Back to the physics of light and colorimetry
Spectral decomposition of light
As for every wave phenomenon, light can be described by its wavelength. A light ray or beam may have one specific wavelength (it is then called monochromatic), or be a blend of several wavelengths. More generally, a light ray is a blend of an infinite number of wavelengths. It is described by a spectrum, the distribution of light power for every wavelength. The picture below shows the sunlight spectrum viewed from the earth’s surface:
Why doing spectral calculations?
When a light beam with a known spectrum hits a surface, calculating the spectrum of the reflected light in a given direction is rather simple. We need to know the reflection spectrum of the surface, and multiply it wavelength by wavelength by the incident light spectrum. That’s fully physically correct, and rather simple. This how light-surface interaction is computed in any realistic light simulation software.
Why not doing spectral calculations?
Whereas light simulation tools are generally doing spectral calculations, virtual image renderers generally don’t. They use a simplified light decomposition model, based on the way the human eye perceives light.
In standard light conditions (daylight or good artificial lighting), light is captured by three different retina cell types called cones. Each type of cone, named L, M and S, is sensitive to different wavelengths, as shown on the graph below. These three cones will then produce three nervous signals L, M and S to the brain, which will interpret them in terms of light intensity and color.
This means, that using only three numbers, called a tristimulus value, it is theoretically possible to represent any color visible by the human eye. Therefore, instead of computing and storing light intensities for every wavelength, image renderers use only three values, such as red, green and blue (RGB), XYX, LMS… components. This saves both computing time and memory.

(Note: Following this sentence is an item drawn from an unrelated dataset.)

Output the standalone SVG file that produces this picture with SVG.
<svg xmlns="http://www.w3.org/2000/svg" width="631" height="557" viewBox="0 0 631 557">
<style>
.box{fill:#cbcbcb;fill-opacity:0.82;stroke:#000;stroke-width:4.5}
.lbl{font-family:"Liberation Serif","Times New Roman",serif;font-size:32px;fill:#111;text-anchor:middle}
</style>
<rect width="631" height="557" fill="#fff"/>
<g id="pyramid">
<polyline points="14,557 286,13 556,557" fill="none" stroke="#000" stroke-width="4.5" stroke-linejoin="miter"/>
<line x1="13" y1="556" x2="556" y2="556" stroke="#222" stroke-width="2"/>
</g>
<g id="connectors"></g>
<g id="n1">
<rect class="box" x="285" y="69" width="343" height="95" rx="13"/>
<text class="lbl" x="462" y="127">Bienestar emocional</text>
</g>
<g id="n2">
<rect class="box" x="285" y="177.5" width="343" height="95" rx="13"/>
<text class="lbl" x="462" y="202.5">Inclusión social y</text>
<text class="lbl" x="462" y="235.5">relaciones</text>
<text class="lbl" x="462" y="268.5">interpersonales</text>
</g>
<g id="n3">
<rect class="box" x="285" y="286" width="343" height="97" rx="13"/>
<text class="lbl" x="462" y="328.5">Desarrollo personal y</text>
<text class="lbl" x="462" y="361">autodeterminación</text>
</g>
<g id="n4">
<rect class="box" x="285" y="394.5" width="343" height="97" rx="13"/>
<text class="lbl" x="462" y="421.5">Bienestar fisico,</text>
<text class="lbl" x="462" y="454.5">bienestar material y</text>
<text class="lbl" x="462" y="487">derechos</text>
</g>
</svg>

However, this is not physically correct. The color of light hitting the retina can be fully described using only three numbers. But light interaction with an arbitrary surface cannot, as materials have unique spectral responses, and cannot be described by only three color channels. Therefore, in order to provide fully correct colorimetric results, all light transport calculations should be done wavelength by wavelength, and the resulting spectra reaching the virtual eye (or camera) should be converted to tristimulus values at the very last step of the calculation.

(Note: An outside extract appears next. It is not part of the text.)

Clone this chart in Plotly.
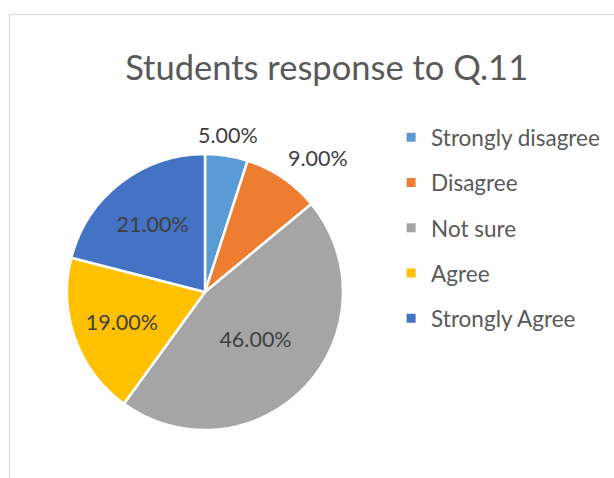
import math
import plotly.graph_objects as go

# Survey responses to question 11
categories = ["Strongly disagree", "Disagree", "Not sure", "Agree", "Strongly Agree"]
shares = [5.00, 9.00, 46.00, 19.00, 21.00]
colors = ["#5B9BD5", "#ED7D31", "#A5A5A5", "#FFC000", "#4472C4"]
outside = [True, True, False, False, False]

W, H = 614, 478
FONT = "Lato, Carlito, Calibri, sans-serif"
LABEL_FONT = dict(family=FONT, size=21.5, color="#404040")

# Pie placement (pixels) -> domain
CX, CY, R = 205, 292, 138
domain = dict(x=[(CX - R) / W, (CX + R) / W], y=[1 - (CY + R) / H, 1 - (CY - R) / H])

labels_text = [f"{v:.2f}%" for v in shares]
inside_text = ["" if o else t for o, t in zip(outside, labels_text)]

fig = go.Figure()

fig.add_trace(go.Pie(
    labels=categories,
    values=shares,
    sort=False,
    direction="clockwise",
    rotation=0,
    marker=dict(colors=colors, line=dict(color="white", width=2.5)),
    text=inside_text,
    textinfo="text",
    textposition="inside",
    insidetextorientation="horizontal",
    textfont=LABEL_FONT,
    showlegend=False,
    hoverinfo="label+percent",
    domain=domain,
))

# Outside labels for the small slices, placed just beyond the rim at the slice mid-angle
total = sum(shares)
cum = 0.0
annotations = []
for val, txt, out in zip(shares, labels_text, outside):
    mid = 2 * math.pi * (cum + val / 2) / total
    cum += val
    if not out:
        continue
    s, c = math.sin(mid), math.cos(mid)
    px = CX + (R + 6) * s
    py = CY - (R + 6) * c
    xanchor = "center" if abs(s) < 0.3 else ("left" if s > 0 else "right")
    yanchor = "middle" if abs(c) < 0.3 else ("bottom" if c > 0 else "top")
    annotations.append(dict(
        x=px / W, y=1 - py / H, xref="paper", yref="paper",
        text=txt, showarrow=False, xanchor=xanchor, yanchor=yanchor,
        font=LABEL_FONT,
    ))

# Legend entries drawn as square swatches, one group per category for spacing
for name, col in zip(categories, colors):
    fig.add_trace(go.Scatter(
        x=[None], y=[None], mode="markers", name=name, legendgroup=name,
        marker=dict(symbol="square", size=9, color=col),
        hoverinfo="skip",
    ))

fig.update_layout(
    width=W, height=H,
    margin=dict(l=0, r=0, t=0, b=0),
    paper_bgcolor="white",
    plot_bgcolor="white",
    title=dict(
        text="Students response to Q.11",
        x=0.532, xanchor="center", y=0.857, yanchor="middle",
        font=dict(family=FONT, size=34.5, color="#595959"),
    ),
    xaxis=dict(visible=False),
    yaxis=dict(visible=False),
    legend=dict(
        x=0.637, y=0.757, xanchor="left", yanchor="top",
        traceorder="grouped", tracegroupgap=13,
        font=dict(family=FONT, size=22.5, color="#595959"),
        itemwidth=30,
        bgcolor="rgba(0,0,0,0)",
    ),
    annotations=annotations,
    shapes=[dict(
        type="rect", xref="paper", yref="paper",
        x0=9.5 / W, x1=1.02, y0=-0.02, y1=1 - 14.5 / H,
        line=dict(color="#D9D9D9", width=1.2),
        fillcolor="rgba(0,0,0,0)", layer="below",
    )],
)

fig.write_html("out.html")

Example : dispersion in glass
Basics of light dispersion
When light enters a transparent refractive material, such as glass, diamond or water, its direction is changed. This phenomenon is called refraction and governed by Snell-Descartes law. The direction of the refracted ray depends on the refractive index of the material. The refractive index is himself generally varying with wavelength : for instance, the following link shows the refractive index vs wavelength values for a few glass types. This means, that each wavelength will be redirected differently by the surface. This leads to spectral decomposition of the light ray.
Simulation of prism dispersion with Ocean
The following image illustrates the principle of light dispersion, applied to a glass prism lit by a beam of white D65 source:
Now, instead of using a D65 white light source, the simulation will be done using two orange light sources, with the following spectra:
The result for the sodium vapor light source is shown below. The decomposition is nearly monochromatic, apart from the orange ray, we can see a faint blue secondary emission ray.
For the red-green source, the result is totally different, despite the same light color before the prism. The two red and green primaries are well separated:
These results are physically correct, and could not have been obtained with a tristimulus based image renderer. The two orange light sources have identical RGB values, orange corresponding approximately to R=1, G=0.5 and B=0. Therefore, a tristimulus renderer would not make the difference between the two light sources, even before computing the refraction on the prism. It will have to make assumptions, and will not be able to render correctly the prism with both illuminants : the result image will be exactly the same for both. Depeding on its internal assumptions, it will either provide a good result for the first one, or the second, but not for both.
Non-spectral image renderers are not physically correct and cannot provide reliable results, as we have shown in this simple example. More generally, reliable colorimetry predictions cannot be achieved with non-spectral calculations. Light sources have to be described spectrally, as well as materials, and the simulation tool must convert the spectral values reaching the observer to tristimulus at the very last step.
A spectral tool has also another advantage : it is not restricted to rendering and simulation of the human vision, but can calculate other useful data, such as exposure to UVs, radiative heating, and much more.